Independent Trivariate Bicycle Codes

We introduce six independent trivariate bicycle (ITB) codes, which extend the bivariate bicycle framework of Bravyi et al.\ to three cyclic dimensions. Using asymmetric polynomial pairs on three-dimensional tori, we construct four codes including a $[[140,6,14]]$ code with $kd^2/n = 8.40$. In the code-capacity setting, the $[[140,6,14]]$ code achieves a pseudothreshold of $8.0\%$ and $kd^2/n = 8.40$, exceeding the best multivariate bicycle code of Voss et al.\ \($7.9\%$, $kd^2/n = 2.67$\).

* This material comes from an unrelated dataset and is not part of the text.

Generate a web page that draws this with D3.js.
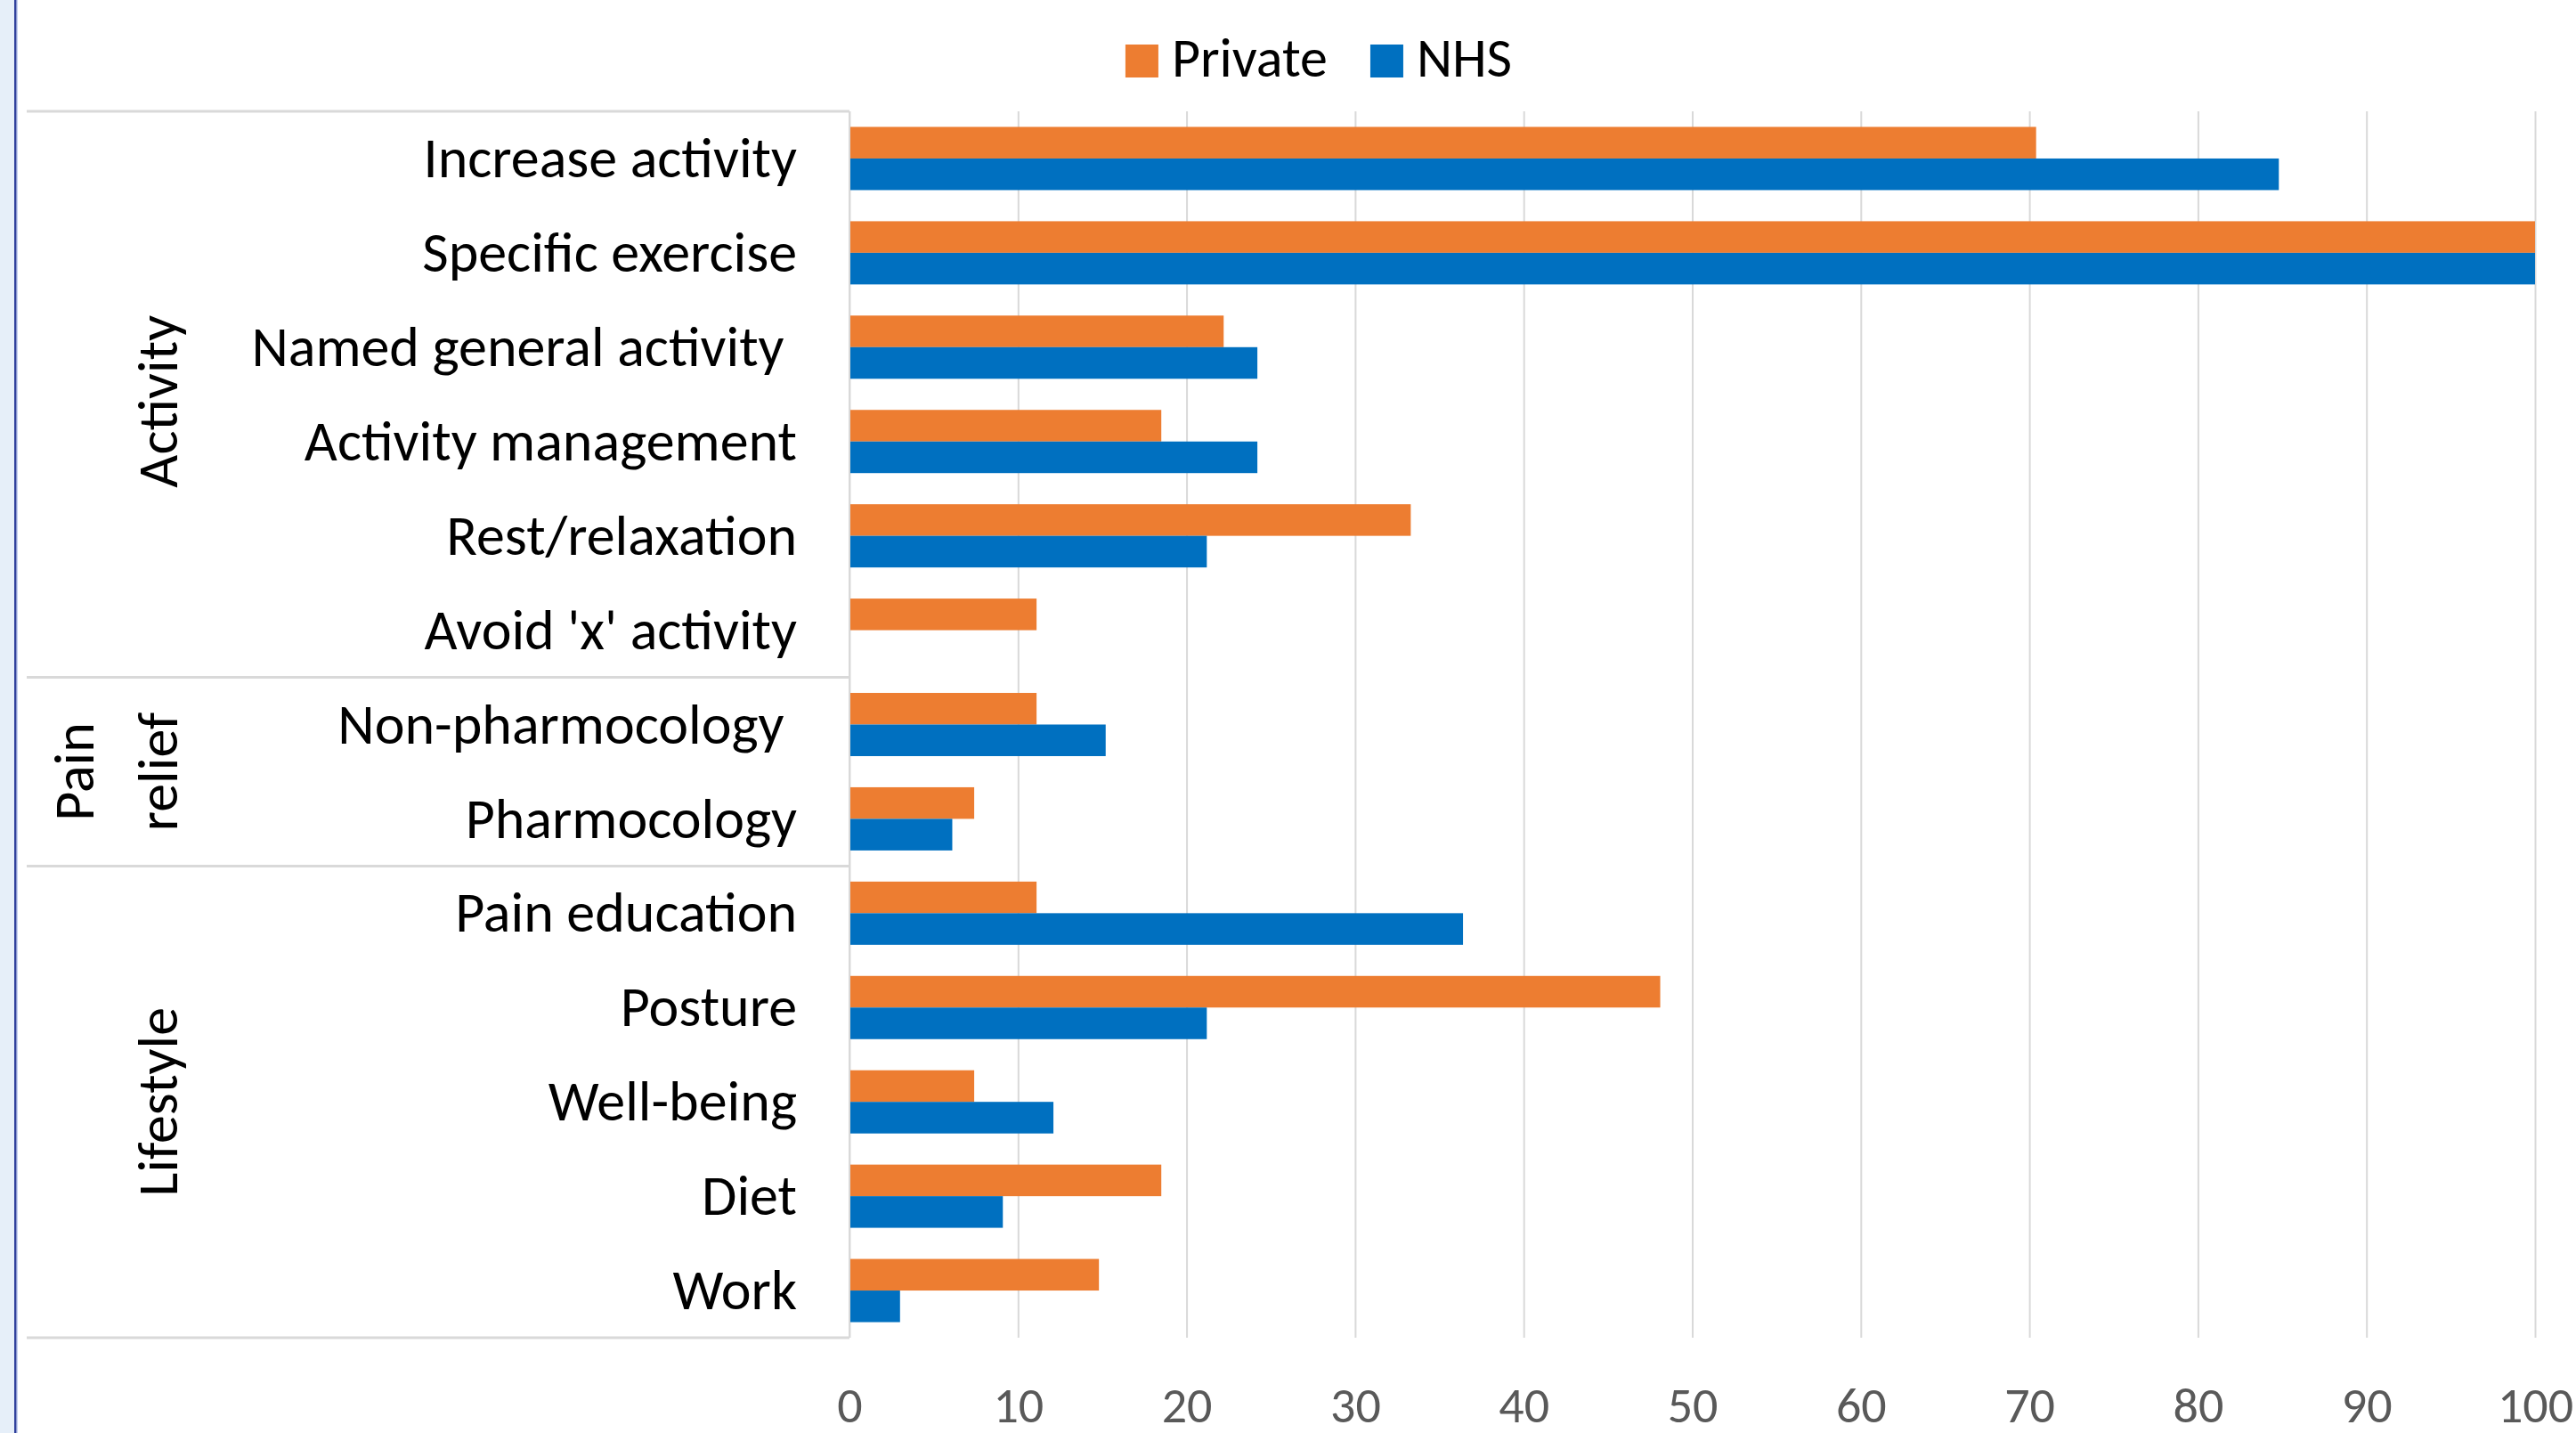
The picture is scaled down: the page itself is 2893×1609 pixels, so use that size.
<!DOCTYPE html>
<html>
<head>
<meta charset="utf-8">
<script src="https://cdn.jsdelivr.net/npm/d3@7"></script>
<style>
  body { margin: 0; background: #fff; }
  text { font-family: Carlito, Lato, "Open Sans", sans-serif; white-space: pre; }
</style>
</head>
<body>
<div id="chart"></div>
<script>
let width  = 2893,
    height = 1609;

let categories = [
  "Increase activity", "Specific exercise", "Named general activity ",
  "Activity management", "Rest/relaxation", "Avoid 'x' activity",
  "Non-pharmocology ", "Pharmocology",
  "Pain education", "Posture", "Well-being", "Diet", "Work"
];
let seriesNames   = ["Private", "NHS"];
let privateValues = [70.4, 100, 22.2, 18.5, 33.3, 11.1, 11.1, 7.4, 11.1, 48.1, 7.4, 18.5, 14.8];
let nhsValues     = [84.8, 100, 24.2, 24.2, 21.2, 0, 15.2, 6.1, 36.4, 21.2, 12.1, 9.1, 3.0];
let groupLabels   = [["Activity"], ["Pain", "relief"], ["Lifestyle"]];
let groupSizes    = [6, 2, 5];
let xTicks        = [0, 10, 20, 30, 40, 50, 60, 70, 80, 90, 100];

let colors = { Private: "#ED7D31", NHS: "#0070C0" };

let plot = { left: 954, right: 2847, top: 125, bottom: 1502 };

let svg =
  d3.select("#chart")
    .append("svg")
      .attr("width", width)
      .attr("height", height);

// window edge on the left
svg.append("rect")
    .attr("x", 0).attr("y", 0)
    .attr("width", 16).attr("height", height)
    .attr("fill", "#e6eff9");
svg.append("line")
    .attr("x1", 17.3).attr("x2", 17.3)
    .attr("y1", 0).attr("y2", height)
    .attr("stroke", "#2f3f9c")
    .attr("stroke-width", 2.6);
svg.append("line")
    .attr("x1", 19.3).attr("x2", 19.3)
    .attr("y1", 0).attr("y2", height)
    .attr("stroke", "#b9c7ee")
    .attr("stroke-width", 1);

let x = d3.scaleLinear()
    .domain([0, 100])
    .range([plot.left, plot.right]);

let y = d3.scaleBand()
    .domain(categories)
    .range([plot.top, plot.bottom])
    .paddingInner(0.33)
    .paddingOuter(0.165);

let ySeries = d3.scaleBand()
    .domain(seriesNames)
    .range([0, y.bandwidth()]);

// gridlines
svg.append("g")
    .attr("transform", translate(0, plot.bottom))
    .call(d3.axisBottom(x).tickValues(xTicks).tickSize(-(plot.bottom - plot.top)).tickFormat(""))
    .call(g => g.select(".domain").remove())
    .call(g => g.selectAll("line").attr("stroke", "#d9d9d9").attr("stroke-width", 2));

// x tick labels
svg.append("g")
    .attr("transform", translate(0, plot.bottom))
    .call(d3.axisBottom(x).tickValues(xTicks).tickSize(0).tickPadding(55))
    .call(g => g.select(".domain").remove())
    .call(g => g.selectAll("text")
        .attr("fill", "#595959")
        .attr("font-size", 56)
        .attr("font-family", null));

// bars
let rows = categories.map(function(c, i) {
  return { category: c, values: [
    { series: "Private", value: privateValues[i] },
    { series: "NHS",     value: nhsValues[i] }
  ]};
});

let row =
  svg.selectAll(".row")
     .data(rows)
     .enter()
    .append("g")
     .attr("class", "row")
     .attr("transform", function(d) { return translate(0, y(d.category)); });

row.selectAll("rect")
   .data(function(d) { return d.values; })
   .enter()
  .append("rect")
   .attr("x", x(0))
   .attr("y", function(d) { return ySeries(d.series); })
   .attr("width", function(d) { return x(d.value) - x(0); })
   .attr("height", ySeries.bandwidth())
   .attr("fill", function(d) { return colors[d.series]; });

// category labels
svg.append("g")
   .selectAll("text")
   .data(categories)
   .enter()
  .append("text")
   .attr("x", 895)
   .attr("y", function(d) { return y(d) + y.bandwidth() / 2; })
   .attr("dy", "0.33em")
   .attr("text-anchor", "end")
   .attr("font-size", 64)
   .attr("fill", "#000")
   .text(function(d) { return d; });

// group frame lines and labels
let half = (y.step() - y.bandwidth()) / 2;
let frameLeft = 30;
let start = 0;
let bounds = [plot.top];
groupSizes.forEach(function(n) {
  start += n;
  bounds.push(y(categories[start - 1]) + y.bandwidth() + half);
});

svg.append("g")
   .selectAll("line")
   .data(bounds)
   .enter()
  .append("line")
   .attr("x1", frameLeft)
   .attr("x2", plot.left)
   .attr("y1", function(d) { return d; })
   .attr("y2", function(d) { return d; })
   .attr("stroke", "#d9d9d9")
   .attr("stroke-width", 3);

svg.append("line")
   .attr("x1", plot.left).attr("x2", plot.left)
   .attr("y1", plot.top).attr("y2", plot.bottom)
   .attr("stroke", "#d9d9d9")
   .attr("stroke-width", 2);

groupLabels.forEach(function(lines, gi) {
  let mid = (bounds[gi] + bounds[gi + 1]) / 2;
  if (gi === 0) mid += 8;
  lines.forEach(function(line, li) {
    let bx = 199 - (lines.length - 1 - li) * 94;
    svg.append("text")
       .attr("transform", translate(bx, mid) + " rotate(-90)")
       .attr("text-anchor", "middle")
       .attr("font-size", 64)
       .attr("fill", "#000")
       .text(line);
  });
});

// legend
let legend = svg.append("g");
let lx = 0;
seriesNames.forEach(function(s) {
  let item = legend.append("g").attr("transform", translate(lx, 0));
  item.append("rect")
      .attr("x", 0).attr("y", 50)
      .attr("width", 37).attr("height", 37)
      .attr("fill", colors[s]);
  let t = item.append("text")
      .attr("x", 52).attr("y", 86)
      .attr("font-size", 62)
      .attr("fill", "#000")
      .text(s);
  lx += 52 + t.node().getComputedTextLength() + 48;
});
let lw = lx - 48;
legend.attr("transform", translate(1481 - lw / 2, 0));

function translate(x, y=0) {
  return "translate({x}, {y})"
          .replace("{x}", x)
          .replace("{y}", y);
}
</script>
</body>
</html>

With circuit-level depolarizing noise, pseudothresholds reach $0.59\%$ for $[[140,6,14]]$ and $0.53\%$ for $[[84,6,10]]$. On the SI1000 superconducting noise model, the $[[140,6,14]]$ code achieves a per-round per-observable rate of $5.6 \times 10^{-5}$ at $p = 0.20\%$. We additionally present two self-dual codes with weight-8 stabilizers: $[[54,14,5]]$ \($kd^2/n = 6.48$\) and $[[128,20,8]]$ \($kd^2/n = 10.0$\). These results expand the design space of algebraic quantum LDPC codes and demonstrate that the third cyclic dimension yields competitive candidates for practical fault-tolerant implementations.